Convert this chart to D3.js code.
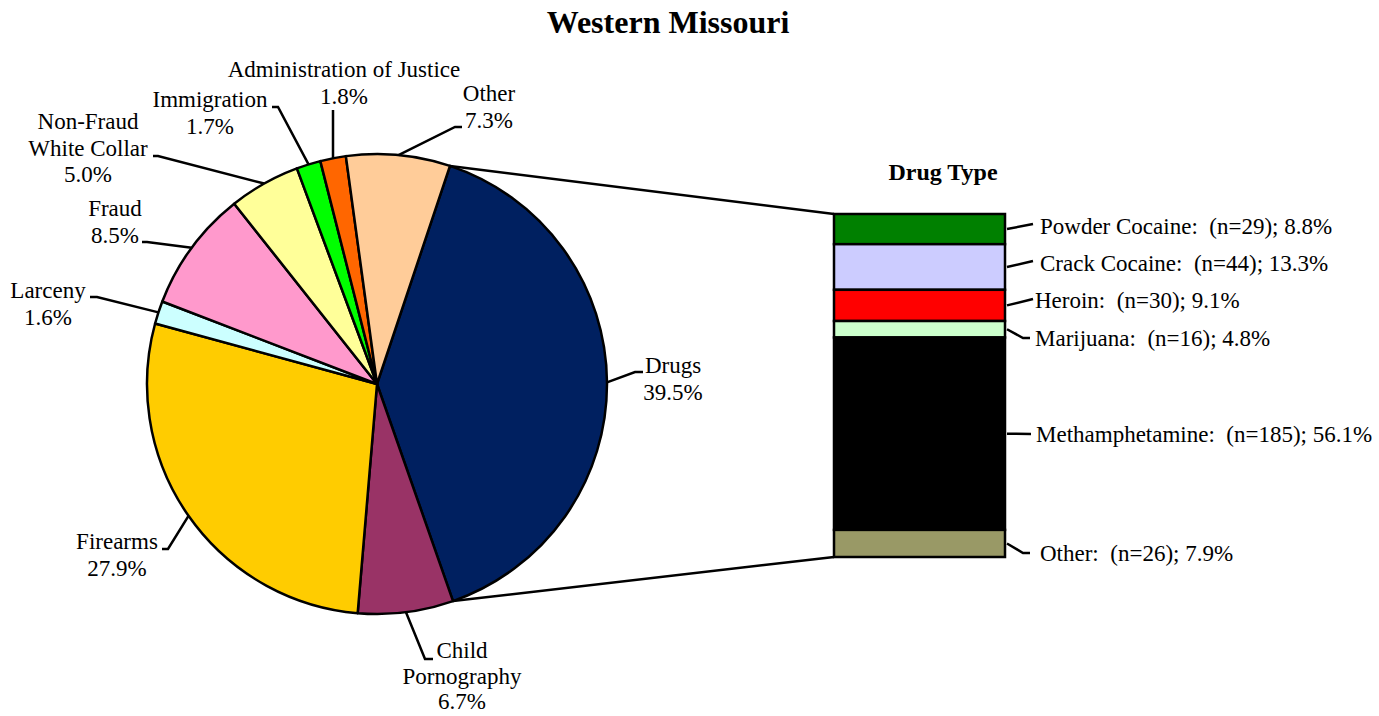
<!DOCTYPE html>
<html>
<head>
<meta charset="utf-8">
<script src="https://cdn.jsdelivr.net/npm/d3@7"></script>
<style>
  body { margin: 0; background: #fff; }
  text { font-family: "Liberation Serif", "Times New Roman", serif; fill: #000; }
</style>
</head>
<body>
<script>
/* ------------------------------- chart data ------------------------------- */
const offenseNames = ["Drugs", "Child Pornography", "Firearms", "Larceny", "Fraud",
  "Non-Fraud White Collar", "Immigration", "Administration of Justice", "Other"];
const offensePct = [39.5, 6.7, 27.9, 1.6, 8.5, 5.0, 1.7, 1.8, 7.3];
const offenseColors = ["#002060", "#993366", "#FFCC00", "#CCFFFF", "#FF99CC",
  "#FFFF99", "#00FF00", "#FF6600", "#FFCC99"];

const drugNames = ["Powder Cocaine", "Crack Cocaine", "Heroin", "Marijuana", "Methamphetamine", "Other"];
const drugCounts = [29, 44, 30, 16, 185, 26];
const drugPct = [8.8, 13.3, 9.1, 4.8, 56.1, 7.9];
const drugColors = ["#008000", "#CCCCFF", "#FF0000", "#CCFFCC", "#000000", "#999966"];

/* ------------------------------ document size ----------------------------- */
const width = 1379, height = 716;
const cx = 377, cy = 384, radius = 230;
const barX = 834, barW = 171, barTop = 214, barBottom = 557;
const fs = "23px";

const svg = d3.select("body").append("svg")
    .attr("width", width)
    .attr("height", height);

svg.append("text")
    .attr("x", 668).attr("y", 33)
    .attr("text-anchor", "middle")
    .style("font-size", "32px").style("font-weight", "bold")
    .text("Western Missouri");

/* ----------------------------------- pie ---------------------------------- */
const start = 18.5 * Math.PI / 180;
const pie = d3.pie().sort(null).value(d => d)
    .startAngle(start).endAngle(start + 2 * Math.PI);
const arcs = pie(offensePct);
const arc = d3.arc().innerRadius(0).outerRadius(radius);

const g = svg.append("g").attr("transform", "translate(" + cx + "," + cy + ")");
g.selectAll("path").data(arcs).enter().append("path")
    .attr("d", arc)
    .attr("fill", (d, i) => offenseColors[i])
    .attr("stroke", "#000")
    .attr("stroke-width", 2.5)
    .attr("stroke-linejoin", "round");

// point on the rim at a given angle
const rim = (a, r) => [cx + r * Math.sin(a), cy - r * Math.cos(a)];

// label layout: text lines, text centre x, first baseline, line height, leader tick
const pieLabels = [
  { lines: ["Drugs"], x: 673, y: 373, lh: 26.5, tick: [643, 635, 372] },
  { lines: ["Child", "Pornography"], x: 462, y: 658, lh: 25.5, tick: [433, 425, 659] },
  { lines: ["Firearms"], x: 117, y: 549, lh: 26.5, tick: [162, 168, 549] },
  { lines: ["Larceny"], x: 48, y: 298, lh: 26.5, tick: [90, 97, 297] },
  { lines: ["Fraud"], x: 115, y: 216, lh: 26.5, tick: [142, 147, 242] },
  { lines: ["Non-Fraud", "White Collar"], x: 88, y: 129, lh: 26.5, tick: [153, 158, 156] },
  { lines: ["Immigration"], x: 210, y: 107, lh: 26.5, tick: [272, 278, 107] },
  { lines: ["Administration of Justice"], x: 344, y: 77, lh: 26.5, tick: [333, 333, 110] },
  { lines: ["Other"], x: 489, y: 101, lh: 26.5, tick: [462, 455, 127] }
];

pieLabels.forEach((lab, i) => {
  const d = arcs[i];
  const mid = (d.startAngle + d.endAngle) / 2;
  const p = rim(mid, radius);
  const t = lab.tick;
  svg.append("path")
      .attr("d", d3.line()([[t[0], t[2]], [t[1], t[2]], p]))
      .attr("fill", "none").attr("stroke", "#000").attr("stroke-width", 2.5);
  const txt = svg.append("text")
      .attr("text-anchor", "middle")
      .style("font-size", fs);
  lab.lines.concat([d3.format(".1f")(offensePct[i]) + "%"]).forEach((s, k) => {
    txt.append("tspan").attr("x", lab.x).attr("y", lab.y + k * lab.lh).text(s);
  });
});

/* ------------------------------- connectors ------------------------------- */
const drugArc = arcs[0];
svg.append("line")
    .attr("x1", rim(drugArc.startAngle, radius)[0]).attr("y1", rim(drugArc.startAngle, radius)[1])
    .attr("x2", barX).attr("y2", barTop)
    .attr("stroke", "#000").attr("stroke-width", 2.5);
svg.append("line")
    .attr("x1", rim(drugArc.endAngle, radius)[0]).attr("y1", rim(drugArc.endAngle, radius)[1])
    .attr("x2", barX).attr("y2", barBottom)
    .attr("stroke", "#000").attr("stroke-width", 2.5);

/* ----------------------------------- bar ---------------------------------- */
const y = d3.scaleLinear().domain([0, 100]).range([barTop, barBottom]);
const cum = d3.cumsum(drugPct);
const segs = drugPct.map((v, i) => ({ y0: cum[i] - v, y1: cum[i], i: i }));

svg.append("text")
    .attr("x", 943).attr("y", 180)
    .attr("text-anchor", "middle")
    .style("font-size", "24px").style("font-weight", "bold")
    .text("Drug Type");

svg.selectAll("rect.seg").data(segs).enter().append("rect")
    .attr("class", "seg")
    .attr("x", barX).attr("width", barW)
    .attr("y", d => y(d.y0)).attr("height", d => y(d.y1) - y(d.y0))
    .attr("fill", d => drugColors[d.i])
    .attr("stroke", "#000").attr("stroke-width", 2.5);

// label layout: tick end point, text start, baseline
const barLabels = [
  { end: [1033, 224], bend: null, tx: 1040, ty: 234 },
  { end: [1033, 261], bend: null, tx: 1040, ty: 271 },
  { end: [1033, 299], bend: null, tx: 1035, ty: 308 },
  { end: [1030, 338], bend: [1023, 338], tx: 1035, ty: 346 },
  { end: [1031, 434], bend: null, tx: 1036, ty: 442 },
  { end: [1030, 553], bend: [1023, 553], tx: 1040, ty: 561 }
];

segs.forEach((s, i) => {
  const lab = barLabels[i];
  const pts = [[barX + barW + 2, y((s.y0 + s.y1) / 2)]];
  if (lab.bend) pts.push(lab.bend);
  pts.push(lab.end);
  svg.append("path")
      .attr("d", d3.line()(pts))
      .attr("fill", "none").attr("stroke", "#000").attr("stroke-width", 2.5);
  svg.append("text")
      .attr("x", lab.tx).attr("y", lab.ty)
      .style("font-size", fs)
      .style("white-space", "pre")
      .text(drugNames[i] + ":\u00a0 (n=" + drugCounts[i] + "); " + d3.format(".1f")(drugPct[i]) + "%");
});
</script>
</body>
</html>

──────────────────────────────

• [Task description] Restate the entire listing word for word, excluding pictures.

• [Exercise solution]
Convert this chart to D3.js code.
<!DOCTYPE html>
<html>
<head>
<meta charset="utf-8">
<script src="https://cdn.jsdelivr.net/npm/d3@7"></script>
<style>
  body { margin: 0; background: #fff; }
  text { font-family: "Liberation Serif", "Times New Roman", serif; fill: #000; }
</style>
</head>
<body>
<script>
/* ------------------------------- chart data ------------------------------- */
const offenseNames = ["Drugs", "Child Pornography", "Firearms", "Larceny", "Fraud",
  "Non-Fraud White Collar", "Immigration", "Administration of Justice", "Other"];
const offensePct = [39.5, 6.7, 27.9, 1.6, 8.5, 5.0, 1.7, 1.8, 7.3];
const offenseColors = ["#002060", "#993366", "#FFCC00", "#CCFFFF", "#FF99CC",
  "#FFFF99", "#00FF00", "#FF6600", "#FFCC99"];

const drugNames = ["Powder Cocaine", "Crack Cocaine", "Heroin", "Marijuana", "Methamphetamine", "Other"];
const drugCounts = [29, 44, 30, 16, 185, 26];
const drugPct = [8.8, 13.3, 9.1, 4.8, 56.1, 7.9];
const drugColors = ["#008000", "#CCCCFF", "#FF0000", "#CCFFCC", "#000000", "#999966"];

/* ------------------------------ document size ----------------------------- */
const width = 1379, height = 716;
const cx = 377, cy = 384, radius = 230;
const barX = 834, barW = 171, barTop = 214, barBottom = 557;
const fs = "23px";

const svg = d3.select("body").append("svg")
    .attr("width", width)
    .attr("height", height);

svg.append("text")
    .attr("x", 668).attr("y", 33)
    .attr("text-anchor", "middle")
    .style("font-size", "32px").style("font-weight", "bold")
    .text("Western Missouri");

/* ----------------------------------- pie ---------------------------------- */
const start = 18.5 * Math.PI / 180;
const pie = d3.pie().sort(null).value(d => d)
    .startAngle(start).endAngle(start + 2 * Math.PI);
const arcs = pie(offensePct);
const arc = d3.arc().innerRadius(0).outerRadius(radius);

const g = svg.append("g").attr("transform", "translate(" + cx + "," + cy + ")");
g.selectAll("path").data(arcs).enter().append("path")
    .attr("d", arc)
    .attr("fill", (d, i) => offenseColors[i])
    .attr("stroke", "#000")
    .attr("stroke-width", 2.5)
    .attr("stroke-linejoin", "round");

// point on the rim at a given angle
const rim = (a, r) => [cx + r * Math.sin(a), cy - r * Math.cos(a)];

// label layout: text lines, text centre x, first baseline, line height, leader tick
const pieLabels = [
  { lines: ["Drugs"], x: 673, y: 373, lh: 26.5, tick: [643, 635, 372] },
  { lines: ["Child", "Pornography"], x: 462, y: 658, lh: 25.5, tick: [433, 425, 659] },
  { lines: ["Firearms"], x: 117, y: 549, lh: 26.5, tick: [162, 168, 549] },
  { lines: ["Larceny"], x: 48, y: 298, lh: 26.5, tick: [90, 97, 297] },
  { lines: ["Fraud"], x: 115, y: 216, lh: 26.5, tick: [142, 147, 242] },
  { lines: ["Non-Fraud", "White Collar"], x: 88, y: 129, lh: 26.5, tick: [153, 158, 156] },
  { lines: ["Immigration"], x: 210, y: 107, lh: 26.5, tick: [272, 278, 107] },
  { lines: ["Administration of Justice"], x: 344, y: 77, lh: 26.5, tick: [333, 333, 110] },
  { lines: ["Other"], x: 489, y: 101, lh: 26.5, tick: [462, 455, 127] }
];

pieLabels.forEach((lab, i) => {
  const d = arcs[i];
  const mid = (d.startAngle + d.endAngle) / 2;
  const p = rim(mid, radius);
  const t = lab.tick;
  svg.append("path")
      .attr("d", d3.line()([[t[0], t[2]], [t[1], t[2]], p]))
      .attr("fill", "none").attr("stroke", "#000").attr("stroke-width", 2.5);
  const txt = svg.append("text")
      .attr("text-anchor", "middle")
      .style("font-size", fs);
  lab.lines.concat([d3.format(".1f")(offensePct[i]) + "%"]).forEach((s, k) => {
    txt.append("tspan").attr("x", lab.x).attr("y", lab.y + k * lab.lh).text(s);
  });
});

/* ------------------------------- connectors ------------------------------- */
const drugArc = arcs[0];
svg.append("line")
    .attr("x1", rim(drugArc.startAngle, radius)[0]).attr("y1", rim(drugArc.startAngle, radius)[1])
    .attr("x2", barX).attr("y2", barTop)
    .attr("stroke", "#000").attr("stroke-width", 2.5);
svg.append("line")
    .attr("x1", rim(drugArc.endAngle, radius)[0]).attr("y1", rim(drugArc.endAngle, radius)[1])
    .attr("x2", barX).attr("y2", barBottom)
    .attr("stroke", "#000").attr("stroke-width", 2.5);

/* ----------------------------------- bar ---------------------------------- */
const y = d3.scaleLinear().domain([0, 100]).range([barTop, barBottom]);
const cum = d3.cumsum(drugPct);
const segs = drugPct.map((v, i) => ({ y0: cum[i] - v, y1: cum[i], i: i }));

svg.append("text")
    .attr("x", 943).attr("y", 180)
    .attr("text-anchor", "middle")
    .style("font-size", "24px").style("font-weight", "bold")
    .text("Drug Type");

svg.selectAll("rect.seg").data(segs).enter().append("rect")
    .attr("class", "seg")
    .attr("x", barX).attr("width", barW)
    .attr("y", d => y(d.y0)).attr("height", d => y(d.y1) - y(d.y0))
    .attr("fill", d => drugColors[d.i])
    .attr("stroke", "#000").attr("stroke-width", 2.5);

// label layout: tick end point, text start, baseline
const barLabels = [
  { end: [1033, 224], bend: null, tx: 1040, ty: 234 },
  { end: [1033, 261], bend: null, tx: 1040, ty: 271 },
  { end: [1033, 299], bend: null, tx: 1035, ty: 308 },
  { end: [1030, 338], bend: [1023, 338], tx: 1035, ty: 346 },
  { end: [1031, 434], bend: null, tx: 1036, ty: 442 },
  { end: [1030, 553], bend: [1023, 553], tx: 1040, ty: 561 }
];

segs.forEach((s, i) => {
  const lab = barLabels[i];
  const pts = [[barX + barW + 2, y((s.y0 + s.y1) / 2)]];
  if (lab.bend) pts.push(lab.bend);
  pts.push(lab.end);
  svg.append("path")
      .attr("d", d3.line()(pts))
      .attr("fill", "none").attr("stroke", "#000").attr("stroke-width", 2.5);
  svg.append("text")
      .attr("x", lab.tx).attr("y", lab.ty)
      .style("font-size", fs)
      .style("white-space", "pre")
      .text(drugNames[i] + ":\u00a0 (n=" + drugCounts[i] + "); " + d3.format(".1f")(drugPct[i]) + "%");
});
</script>
</body>
</html>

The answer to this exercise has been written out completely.